At the expense of some of those veterans, principal owner Steinbrenner and general manager Brian Cashman will work to free up the cash to sign some of the high-priced free agents on the market, primarily outfielder Manny Ramirez and either Mike Mussina or Mike Hampton, both pitchers. They’ll have to sign Jeter, who can be a free agent after next season, to a new contract, too, and after his performance in 2000, that contract likely will be worth considerably more than the $ 118 million, seven-year deal that didn’t get finished last spring.

The Yankees already are by far the highest-salaried team in the game, which likely is another factor contributing to World Series disinterest from the country at large. That isn’t going to change.
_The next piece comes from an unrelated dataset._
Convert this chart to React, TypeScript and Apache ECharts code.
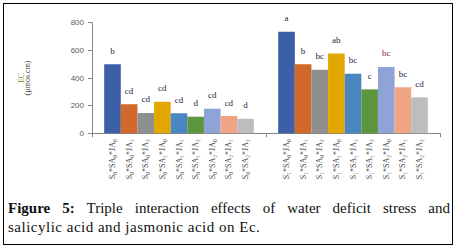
import React, { useEffect, useRef } from "react";
import * as echarts from "echarts";

const groups = ["S₀", "S₁"];
const treatments = ["SA₀*JA₀", "SA₀*JA₁", "SA₀*JA₂", "SA₁*JA₀", "SA₁*JA₁", "SA₁*JA₂", "SA₂*JA₀", "SA₂*JA₁", "SA₂*JA₂"];
const valuesS0 = [500, 210, 147, 228, 145, 120, 178, 125, 105];
const valuesS1 = [735, 500, 460, 578, 430, 318, 480, 333, 260];
const lettersS0 = ["b", "cd", "cd", "cd", "cd", "d", "cd", "cd", "d"];
const lettersS1 = ["a", "b", "bc", "ab", "bc", "c", "bc", "bc", "cd"];
const colors = ["#3C5FA8", "#D2692A", "#8F8F8F", "#E2A700", "#4A86C0", "#5E9640", "#8EA3D6", "#F0A486", "#BDBDBD"];
const yTicks = { min: 0, max: 800, interval: 200 };

export default function App() {
  const ref = useRef<HTMLDivElement>(null);
  useEffect(() => {
    document.body.style.margin = "0";
    if (!ref.current) return;
    const chart = echarts.init(ref.current, null, { renderer: "svg" });
    const series: any[] = [];
    treatments.forEach((t, i) => {
      series.push({
        type: "bar",
        stack: "g" + i,
        silent: true,
        data: [0, 0],
        itemStyle: { color: "transparent" },
        label: {
          show: true,
          position: "bottom",
          distance: 6,
          rotate: 90,
          align: "right",
          verticalAlign: "middle",
          fontFamily: "Liberation Serif",
          fontSize: 8,
          color: "#404040",
          formatter: (p: any) => groups[p.dataIndex] + "*" + t,
        },
      });
      series.push({
        type: "bar",
        stack: "g" + i,
        name: t,
        data: [
          { value: valuesS0[i], label: { formatter: lettersS0[i] } },
          { value: valuesS1[i], label: { formatter: lettersS1[i], color: i === 6 ? "#7A1F3D" : "#1C2446" } },
        ],
        itemStyle: { color: colors[i] },
        label: {
          show: true,
          position: "top",
          distance: 9,
          fontFamily: "Liberation Serif",
          fontSize: 9,
          color: "#1C2446",
        },
      });
    });
    chart.setOption({
      animation: false,
      grid: { left: 92, right: 17, top: 22.7, bottom: 114.7, containLabel: false },
      xAxis: {
        type: "category",
        data: groups,
        axisLine: { lineStyle: { color: "#868686" } },
        axisTick: { show: true, length: 4, lineStyle: { color: "#868686" } },
        axisLabel: { show: false },
      },
      yAxis: {
        type: "value",
        min: yTicks.min,
        max: yTicks.max,
        interval: yTicks.interval,
        name: "{a|EC}\n{b|(µmos.cm)}",
        nameLocation: "middle",
        nameGap: 62,
        nameRotate: 90,
        nameTextStyle: {
          rich: {
            a: { fontFamily: "Liberation Serif", fontSize: 8, color: "#8A8A3A", lineHeight: 6 },
            b: { fontFamily: "Liberation Serif", fontSize: 8, color: "#404040", lineHeight: 6 },
          },
        },
        axisLine: { show: true, lineStyle: { color: "#868686" } },
        axisTick: { show: true, length: 4, lineStyle: { color: "#868686" } },
        splitLine: { show: false },
        axisLabel: { fontFamily: "Liberation Sans", fontSize: 8, color: "#595959", margin: 8 },
      },
      series: series.map((s) => ({ ...s, barGap: "0%", barCategoryGap: "14%" })),
    });
    return () => chart.dispose();
  }, []);
  const captionStyle: React.CSSProperties = {
    position: "absolute",
    left: 8,
    width: 442,
    fontFamily: "Liberation Serif",
    fontSize: 15,
    lineHeight: "20px",
    letterSpacing: 0.5,
    color: "#111",
    whiteSpace: "nowrap",
  };
  return (
    <div style={{ position: "absolute", left: 0, top: 0, width: 457, height: 248, background: "#fff" }}>
      <div ref={ref} style={{ position: "absolute", left: 0, top: 0, width: 457, height: 248 }} />
      <div
        style={{
          position: "absolute",
          left: 3,
          top: 3,
          width: 448,
          height: 240,
          border: "1.5px solid #000",
          pointerEvents: "none",
        }}
      />
      <div style={{ ...captionStyle, top: 198, whiteSpace: "normal", textAlign: "justify", textAlignLast: "justify", letterSpacing: 0 }}>
        <b>Figure 5:</b> Triple interaction effects of water deficit stress and
      </div>
      <div style={{ ...captionStyle, top: 217 }}>salicylic acid and jasmonic acid on Ec.</div>
    </div>
  );
}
The payroll will move in 2001, and the movement won’t be in a southerly direction.

Brosius may not be back at third, Chuck Knoblauch may not be back at second, and Tino Martinez may not be back at first. The Yankees have at least three prospects who probably are majorleague-ready in infielders Alfonso Soriano and D’Angelo Jimenez and first baseman Nick Johnson, who missed the 2000 season with an injured wrist but has begun hitting against live pitching again in Florida this fall.

And they’ll regain the services of two of their younger stars-in-waiting, left fielder Shane Spencer and starter/long reliever Ramiro Mendoza, both injured this season.

The Yankees may be back in the World Series again next October. But if they are, it will be with a decidedly different look than they took into the 2000 postseason. Ramirez replacing O’Neill in right field? Mussina replacing Neagle in the rotation? In the afterglow of their championship celebration, someone broached the likelihood of another championship with Steinbrenner.

“Isn’t this the end?” Steinbrenner was asked.

“Don’t bet the house on it,” he said.

“Well, then, how long can it go on?”

“I don’t know. I hope forever.”

That is not, it’s probably safe to say, the hope of the National League. Or Fox Sports.